Auf den Stationen brodele es, sagt eine Verdi-Sprecherin. Der Personalmangel betreffe längst nicht nur Tübingen. Zwei Pfleger aus dem Robert-Bosch-Krankenhaus in Stuttgart sind aus Solidarität zur Demonstration gekommen. "Ihr seid die Vorreiter, andere Krankenhäuser schauen auf euch", rufen sie den Kollegen des Tübinger Uniklinikums zu.
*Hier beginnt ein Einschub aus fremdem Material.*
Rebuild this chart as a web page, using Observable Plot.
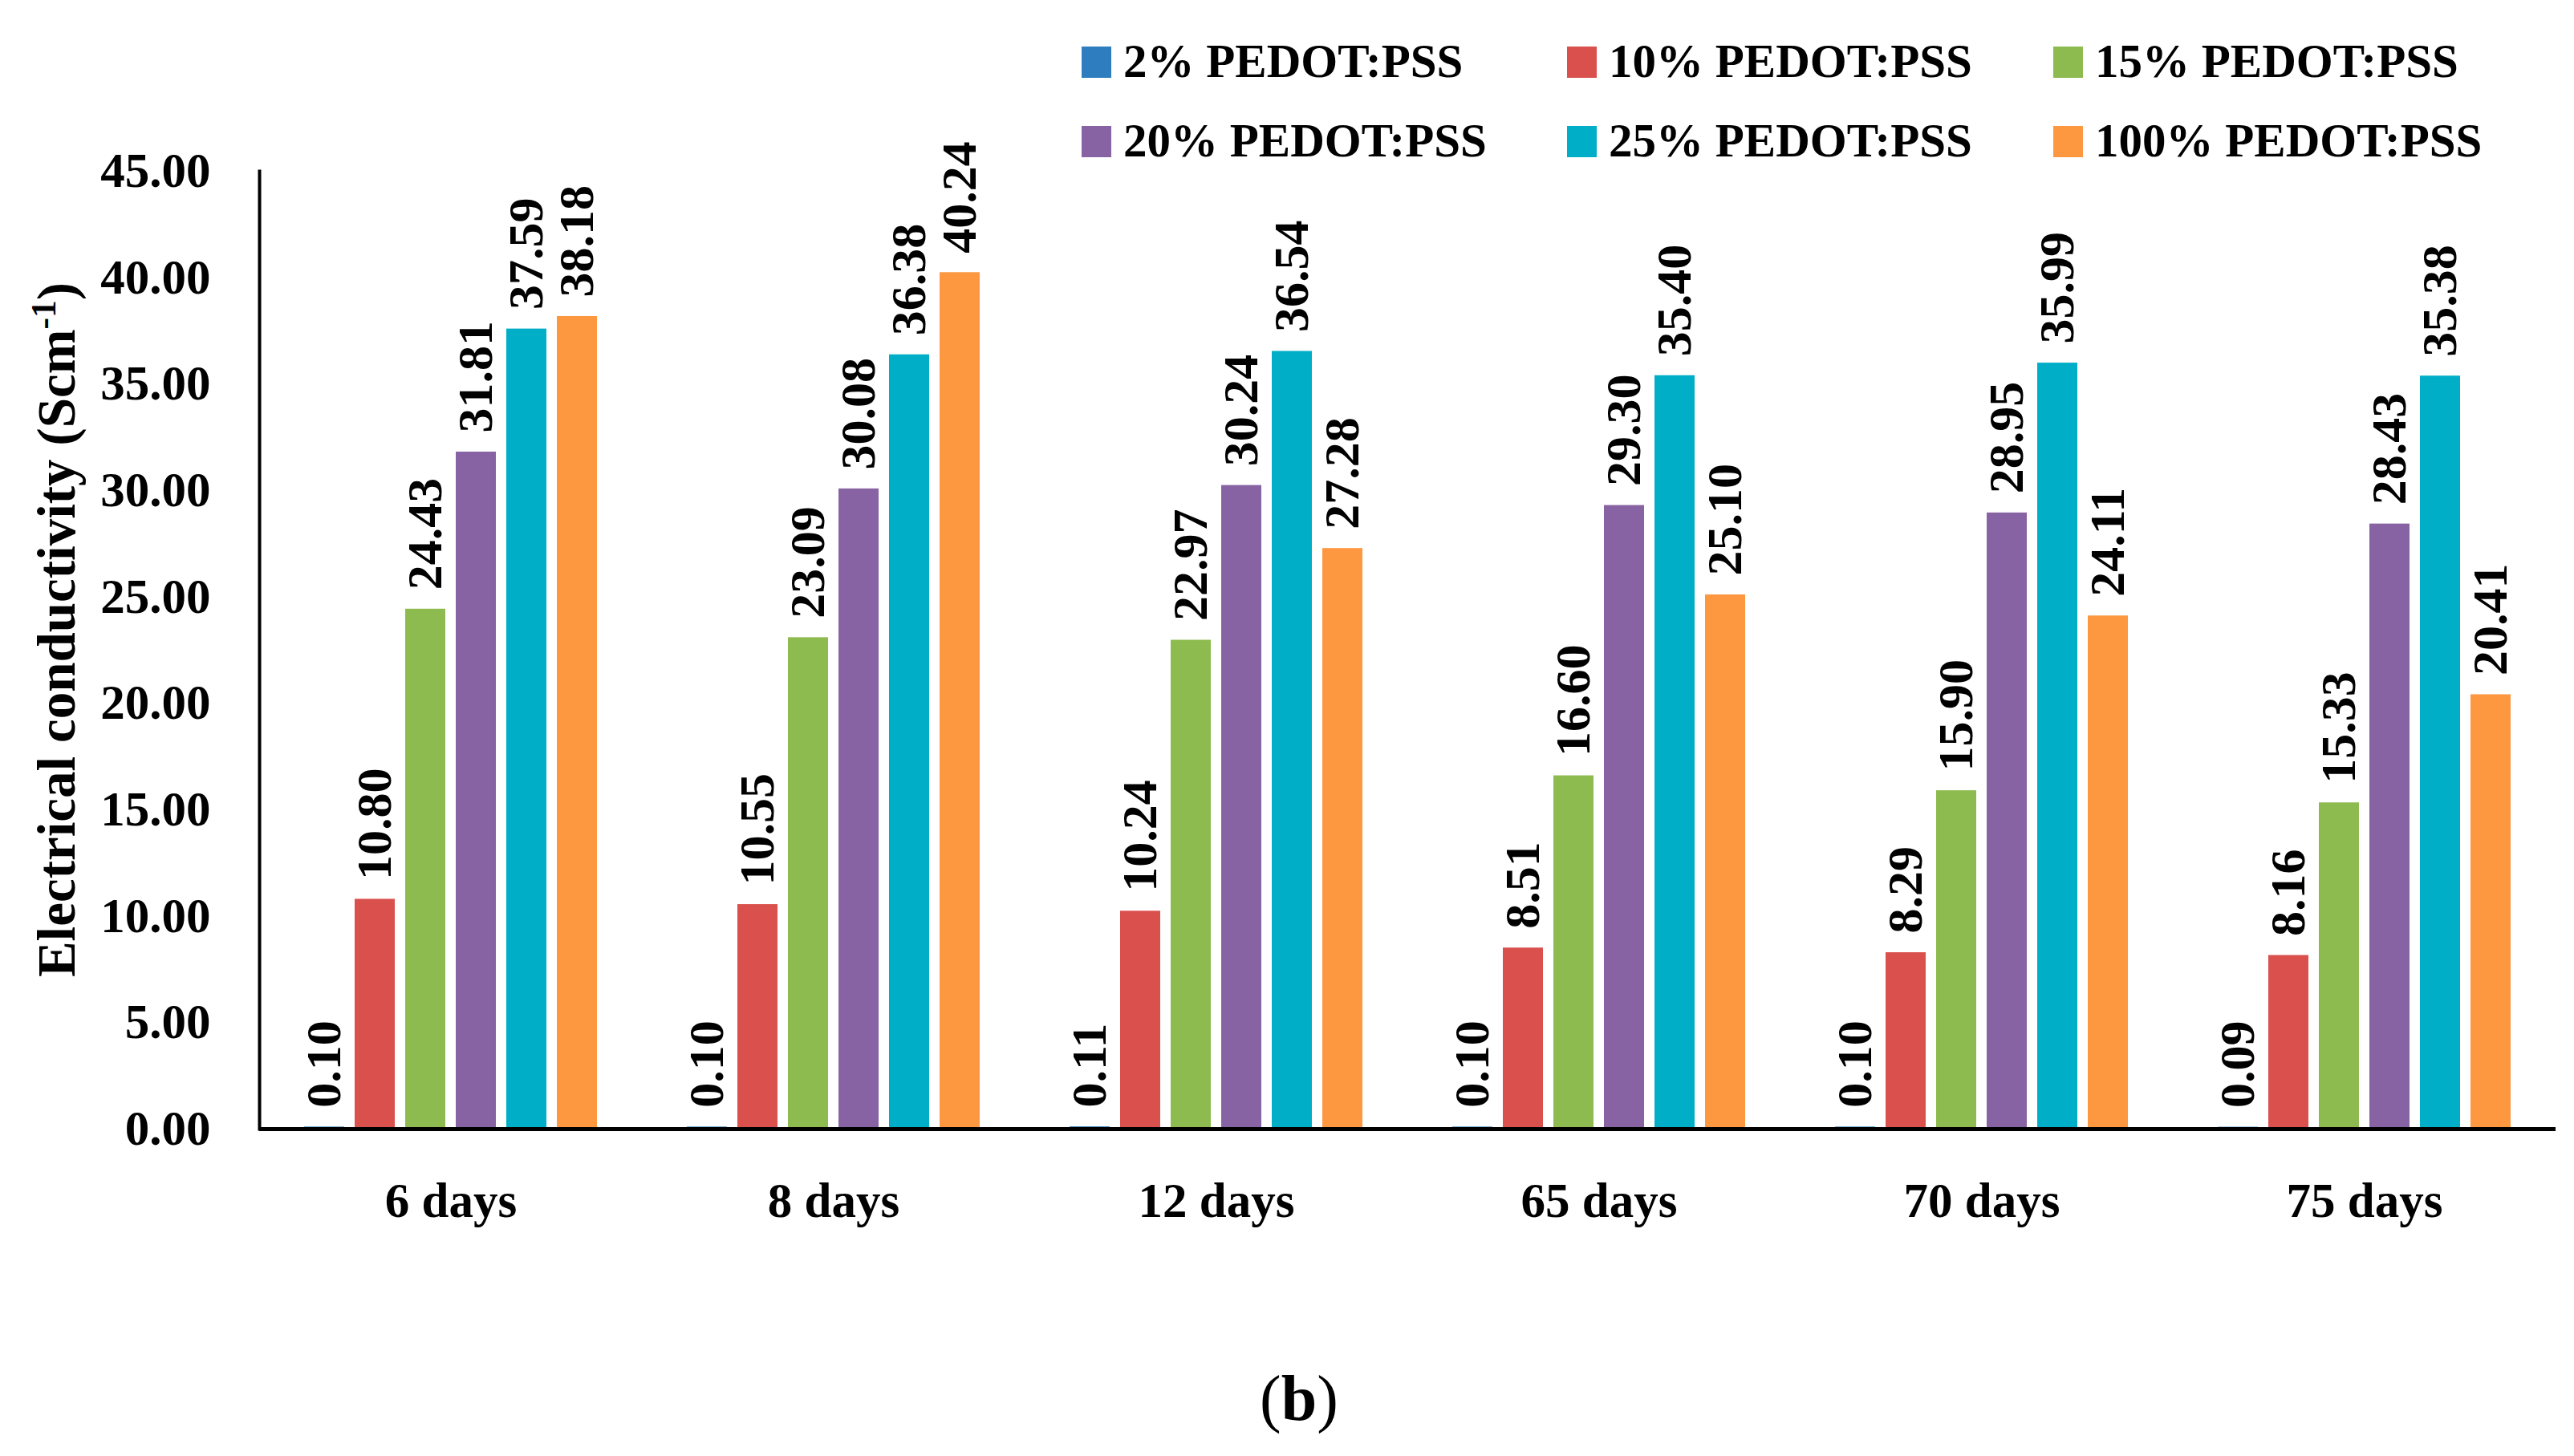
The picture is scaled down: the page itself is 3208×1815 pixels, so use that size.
<!DOCTYPE html>
<html>
<head>
<meta charset="utf-8">
<script src="https://cdn.jsdelivr.net/npm/d3@7"></script>
<script src="https://cdn.jsdelivr.net/npm/@observablehq/plot@0.6"></script>
<style>
  html, body { margin: 0; padding: 0; background: #fff; }
  body { position: relative; width: 3208px; height: 1815px; overflow: hidden;
         font-family: "Liberation Serif", "Times New Roman", serif; font-weight: bold; color: #000; }
  #chart { position: absolute; left: 0; top: 0; }
  .leg { position: absolute; font-size: 59px; line-height: 60px; white-space: nowrap; }
  .sw { position: absolute; width: 37px; height: 39px; }
  #ytitle { position: absolute; width: 1000px; height: 80px; line-height: 80px; font-size: 67px;
            text-align: center; white-space: nowrap; transform: rotate(-90deg); }
  #ytitle sup { font-size: 0.65em; line-height: 0; vertical-align: 0.55em; }
  #caption { position: absolute; width: 400px; text-align: center; font-size: 80px; line-height: 80px; }
  #caption span { font-weight: normal; }
</style>
</head>
<body>
<div id="chart"></div>
<div id="legend"></div>
<div id="ytitle">Electrical conductivity (Scm<sup>-1</sup>)</div>
<div id="caption"><span>(</span>b<span>)</span></div>
<script>
// ---- data ----
const days = ["6 days", "8 days", "12 days", "65 days", "70 days", "75 days"];
const series = ["2% PEDOT:PSS", "10% PEDOT:PSS", "15% PEDOT:PSS", "20% PEDOT:PSS", "25% PEDOT:PSS", "100% PEDOT:PSS"];
const pct2   = [0.10, 0.10, 0.11, 0.10, 0.10, 0.09];
const pct10  = [10.80, 10.55, 10.24, 8.51, 8.29, 8.16];
const pct15  = [24.43, 23.09, 22.97, 16.60, 15.90, 15.33];
const pct20  = [31.81, 30.08, 30.24, 29.30, 28.95, 28.43];
const pct25  = [37.59, 36.38, 36.54, 35.40, 35.99, 35.38];
const pct100 = [38.18, 40.24, 27.28, 25.10, 24.11, 20.41];
const yTicks = [0, 5, 10, 15, 20, 25, 30, 35, 40, 45];
const colors = ["#2e7dbe", "#d9504d", "#8ebb50", "#8863a4", "#00aec7", "#fd9840"];

const seriesValues = [pct2, pct10, pct15, pct20, pct25, pct100];
const table = [];
days.forEach((day, i) => {
  series.forEach((s, j) => {
    table.push({day, series: s, value: seriesValues[j][i]});
  });
});

// ---- chart ----
const H = 1600;
const chart = Plot.plot({
  width: 3208,
  height: H,
  marginLeft: 321,
  marginRight: 21,
  marginTop: 213,
  marginBottom: H - 1407,
  style: {fontFamily: "'Liberation Serif', 'Times New Roman', serif", fontSize: "61px", fontWeight: "bold", color: "#000", background: "transparent", overflow: "visible"},
  fx: {domain: days, padding: 0, axis: "bottom", tickSize: 0, tickPadding: 66, label: null},
  x: {domain: series, paddingInner: 0.2, paddingOuter: 0.87, axis: null},
  y: {domain: [0, 45], ticks: yTicks, tickFormat: d3.format(".2f"), tickSize: 0, tickPadding: 61, label: null},
  color: {domain: series, range: colors},
  marks: [
    Plot.barY(table, {fx: "day", x: "series", y: "value", fill: "series"}),
    Plot.text(table, {
      fx: "day", x: "series", y: "value",
      text: d => d.value.toFixed(2),
      rotate: -90, textAnchor: "start", lineAnchor: "middle",
      dy: -24, fontSize: 62, fontWeight: "bold", fill: "#000"
    }),
    Plot.ruleY([0], {stroke: "#000", strokeWidth: 5}),
    Plot.frame({anchor: "left", facetAnchor: "left", stroke: "#000", strokeWidth: 4})
  ]
});
document.getElementById("chart").appendChild(chart);

// ---- legend ----
const legend = document.getElementById("legend");
const colX = [1348, 1953, 2559];
const rowTop = [58, 157];
series.forEach((s, k) => {
  const col = k % 3, row = Math.floor(k / 3);
  const sw = document.createElement("div");
  sw.className = "sw";
  sw.style.left = colX[col] + "px";
  sw.style.top = rowTop[row] + "px";
  sw.style.background = colors[k];
  legend.appendChild(sw);
  const t = document.createElement("div");
  t.className = "leg";
  t.textContent = s;
  t.style.left = (colX[col] + 52) + "px";
  t.style.top = (rowTop[row] - 12) + "px";
  legend.appendChild(t);
});

// ---- y title & caption placement ----
const yt = document.getElementById("ytitle");
yt.style.left = (70 - 500) + "px";
yt.style.top = (785 - 40) + "px";
const cap = document.getElementById("caption");
cap.style.left = (1619 - 200) + "px";
cap.style.top = "1703px";
</script>
</body>
</html>
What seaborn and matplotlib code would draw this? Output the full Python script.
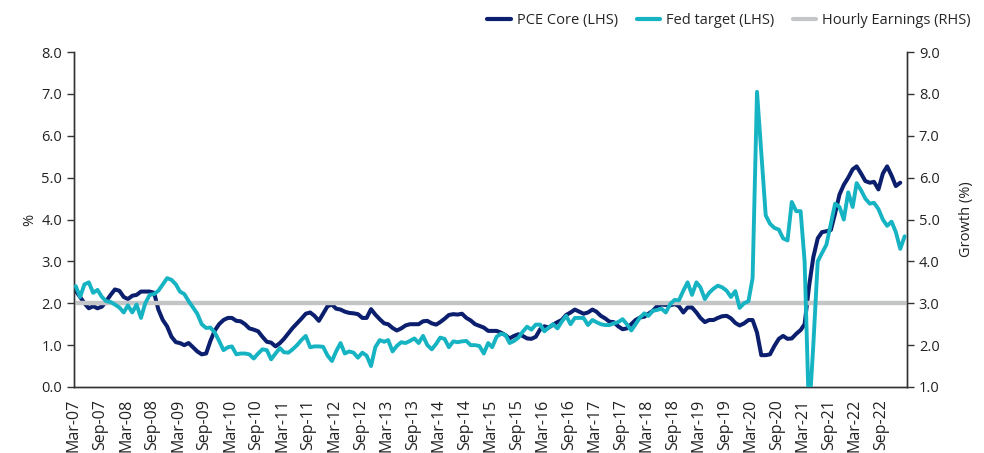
import pandas as pd
import numpy as np
import matplotlib
matplotlib.use('Agg')
import matplotlib.pyplot as plt
import seaborn as sns

# monthly data, Mar-07 onwards
pce_core = [
    2.3, 2.15, 2.0, 1.88, 1.93, 1.88, 1.92, 2.05, 2.2, 2.33,
    2.3, 2.15, 2.1, 2.18, 2.2, 2.28, 2.28, 2.28, 2.25, 1.85,
    1.6, 1.45, 1.2, 1.07, 1.05, 1.0, 1.05, 0.95, 0.85, 0.78,
    0.8, 1.1, 1.35, 1.5, 1.6, 1.65, 1.65, 1.58, 1.57, 1.5,
    1.4, 1.37, 1.33, 1.2, 1.08, 1.06, 0.97, 1.05, 1.15, 1.28,
    1.41, 1.52, 1.63, 1.75, 1.78, 1.70, 1.58, 1.75, 1.93, 1.97,
    1.87, 1.85, 1.8, 1.77, 1.76, 1.74, 1.65, 1.65, 1.86, 1.73,
    1.62, 1.52, 1.5, 1.41, 1.35, 1.4, 1.47, 1.5, 1.5, 1.5,
    1.57, 1.58, 1.52, 1.49, 1.55, 1.63, 1.72, 1.74, 1.73, 1.75,
    1.65, 1.59, 1.5, 1.46, 1.42, 1.34, 1.34, 1.34, 1.3, 1.24,
    1.16, 1.22, 1.26, 1.22, 1.16, 1.15, 1.2, 1.38, 1.45, 1.42,
    1.49, 1.55, 1.6, 1.72, 1.78, 1.85, 1.8, 1.75, 1.78, 1.85,
    1.8, 1.7, 1.64, 1.56, 1.55, 1.45, 1.38, 1.4, 1.5, 1.6,
    1.66, 1.68, 1.75, 1.82, 1.93, 1.97, 1.96, 1.95, 1.98, 1.93,
    1.78, 1.9, 1.9, 1.78, 1.65, 1.55, 1.6, 1.6, 1.65, 1.69,
    1.7, 1.64, 1.53, 1.47, 1.52, 1.6, 1.6, 1.3, 0.76, 0.76,
    0.78, 0.98, 1.15, 1.22, 1.15, 1.16, 1.27, 1.36, 1.5, 2.4,
    3.1, 3.55, 3.7, 3.72, 3.75, 4.15, 4.6, 4.83, 5.0, 5.2,
    5.27, 5.1, 4.92, 4.88, 4.9, 4.72, 5.1, 5.27, 5.05, 4.8, 4.88,
]

# growth, right hand scale
wages_rhs = [
    3.41, 3.15, 3.45, 3.5, 3.25, 3.32, 3.15, 3.05, 3.03, 2.97,
    2.9, 2.78, 2.95, 2.78, 2.97, 2.65, 3.0, 3.2, 3.22, 3.3,
    3.45, 3.6, 3.56, 3.45, 3.28, 3.22, 3.05, 2.9, 2.75, 2.5,
    2.41, 2.42, 2.3, 2.1, 1.88, 1.95, 1.97, 1.78, 1.8, 1.8,
    1.78, 1.68, 1.8, 1.9, 1.88, 1.66, 1.8, 1.93, 1.83, 1.82,
    1.9, 2.0, 2.12, 2.22, 1.95, 1.97, 1.97, 1.96, 1.75, 1.62,
    1.85, 2.05, 1.8, 1.85, 1.82, 1.7, 1.82, 1.75, 1.5, 1.95,
    2.12, 2.08, 2.12, 1.85, 1.98, 2.07, 2.05, 2.1, 2.16, 2.05,
    2.22, 2.0, 1.9, 2.03, 2.18, 2.15, 1.95, 2.09, 2.07, 2.09,
    2.1, 2.0, 2.0, 1.98, 1.8, 2.05, 1.95, 2.2, 2.27, 2.25,
    2.05, 2.1, 2.18, 2.32, 2.44, 2.37, 2.49, 2.49, 2.33, 2.42,
    2.5, 2.4, 2.56, 2.7, 2.5, 2.65, 2.65, 2.65, 2.48, 2.6,
    2.55, 2.5, 2.48, 2.48, 2.52, 2.55, 2.62, 2.5, 2.35, 2.5,
    2.66, 2.76, 2.7, 2.82, 2.84, 2.87, 2.78, 2.98, 3.08, 3.07,
    3.3, 3.5, 3.2, 3.5, 3.38, 3.1, 3.25, 3.35, 3.42, 3.38,
    3.3, 3.15, 3.29, 2.89, 3.0, 3.05, 3.6, 8.05, 6.6, 5.1,
    4.9, 4.8, 4.76, 4.55, 4.5, 5.42, 5.2, 5.2, 4.0, 0.3,
    2.0, 4.0, 4.2, 4.4, 4.9, 5.38, 5.3, 5.0, 5.65, 5.3,
    5.87, 5.7, 5.5, 5.38, 5.4, 5.25, 5.0, 4.85, 4.95, 4.7, 4.3, 4.6,
]

fed_target = 2.0

tick_dates = pd.date_range('2007-03-01', '2023-03-01', freq='6MS')
tick_labels = [d.strftime('%b-%y') for d in tick_dates[:-1]] + ['']

pce_df = pd.DataFrame({
    'date': pd.date_range('2007-03-01', periods=len(pce_core), freq='MS') + pd.Timedelta(days=12),
    'value': pce_core,
})
wage_df = pd.DataFrame({
    'date': pd.date_range('2007-03-01', periods=len(wages_rhs), freq='MS') + pd.Timedelta(days=12),
    'value': wages_rhs,
})

navy = '#0b1f6e'
teal = '#16b3c3'
grey = '#c3c5c7'
axis_col = '#333333'

sns.set_style('white')
plt.rcParams['font.family'] = ['Open Sans', 'DejaVu Sans']

fig = plt.figure(figsize=(9.84, 4.53), dpi=100)
ax = fig.add_axes([0.0752, 0.1457, 0.8465, 0.7393])
ax2 = ax.twinx()

sns.lineplot(data=pce_df, x='date', y='value', ax=ax, color=navy, linewidth=2.9, zorder=2)
ax2.axhline(fed_target + 1, color=grey, linewidth=3.2, zorder=1)
sns.lineplot(data=wage_df, x='date', y='value', ax=ax2, color=teal, linewidth=2.8, zorder=3)

ax.set_xlim(tick_dates[0], tick_dates[-1])
ax.set_ylim(0, 8)
ax2.set_ylim(1, 9)
ax.set_yticks(np.arange(0, 8.1, 1))
ax.set_yticklabels([f'{v:.1f}' for v in np.arange(0, 8.1, 1)])
ax2.set_yticks(np.arange(1, 9.1, 1))
ax2.set_yticklabels([f'{v:.1f}' for v in np.arange(1, 9.1, 1)])
ax.set_xticks(tick_dates)
ax.set_xticklabels(tick_labels, rotation=90)

ax.set_xlabel('')
ax.set_ylabel('%', fontsize=10.5, color='#222222', labelpad=3)
ax2.set_ylabel('Growth (%)', fontsize=10.5, color='#222222', labelpad=14)

for a in (ax, ax2):
    a.spines['top'].set_visible(False)
    for s in ('left', 'right', 'bottom'):
        a.spines[s].set_color(axis_col)
        a.spines[s].set_linewidth(1.0)
    a.tick_params(axis='both', which='major', length=5, width=1, color=axis_col,
                  labelsize=10.5, labelcolor='#222222', direction='out')
    a.grid(False)

ax.tick_params(axis='x', labelsize=11.5)
ax.tick_params(axis='y', left=True, right=False)
ax2.tick_params(axis='y', right=True, left=False)

handles = [
    plt.Line2D([], [], color=navy, linewidth=3),
    plt.Line2D([], [], color=teal, linewidth=3),
    plt.Line2D([], [], color=grey, linewidth=3),
]
labels = ['PCE Core (LHS)', 'Fed target (LHS)', 'Hourly Earnings (RHS)']
fig.legend(handles, labels, loc='upper right', bbox_to_anchor=(1.0, 1.0), ncol=3,
           frameon=False, fontsize=10.5, handlelength=1.6, handletextpad=0.4,
           columnspacing=1.3)

fig.savefig('out.png', dpi=100)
Die angespannte Personallage an den Krankenhäusern war am vergangenen Mittwoch auch Thema im baden-württembergischen Landtag.

Um ihre Pflegestellen zu besetzen, greifen manche Krankenhäuser schon zu Abwerbeprämien von mehreren Tausend Euro pro Kopf. Das berichtete der Landesgeschäftsführer des evangelischen Krankenhausverbandes, Bernd Rühle, in Stuttgart. In Tübingen können Beschäftigte der Uniklinik eine Prämie erhalten, wenn sie aus ihrem Freundes- und Bekanntenkreis neue Pflegefachkräfte vermitteln.

Wer solche Prämien anbiete, handle aus Verzweiflung, sagte die Sprecherin der Baden-Württembergischen Krankenhausgesellschaft (BWKG), Annette Baumer. In einer Umfrage der BWKG hätten 64,4 Prozent der Krankenhausgeschäftsführer angegeben, Probleme bei der Besetzung von Pflegestellen zu haben. "Wenn sie sich die Pflegekräfte gegenseitig abkaufen, ist das Problem aber nicht gelöst", sagt Baumer.

In Tübingen arbeiten bereits 142 Pflegekräfte aus anderen Ländern, viele angeworben aus den Philippinen, Italien und Serbien und in Tübingen qualifiziert. Die Qualifizierung zur Fachkraft kostet die Klinik 40 000 Euro. "Notwendig wird das, weil am heimischen Arbeitsmarkt nicht mehr ausreichend Fachkräfte zur Verfügung stehen, um den Bedarf abzudecken", erklärt eine Klinik-Sprecherin. Derzeit seien aber alle am Klinikum geplanten und derzeit finanzierten Pflegestellen besetzt.

Auf der Demonstration in Tübingen steht auch Krankenpfleger Frank Hauber mit einer Verdi-Fahne. Der 45-Jährige arbeitet in Teilzeit auf der Schlaganfallstation. Auch wegen des steigenden Zeitdrucks sieht er keine Perspektive für sich in der Pflege. Nebenbei promoviert er in Geoökologie. "Ich bin auf dem Absprung."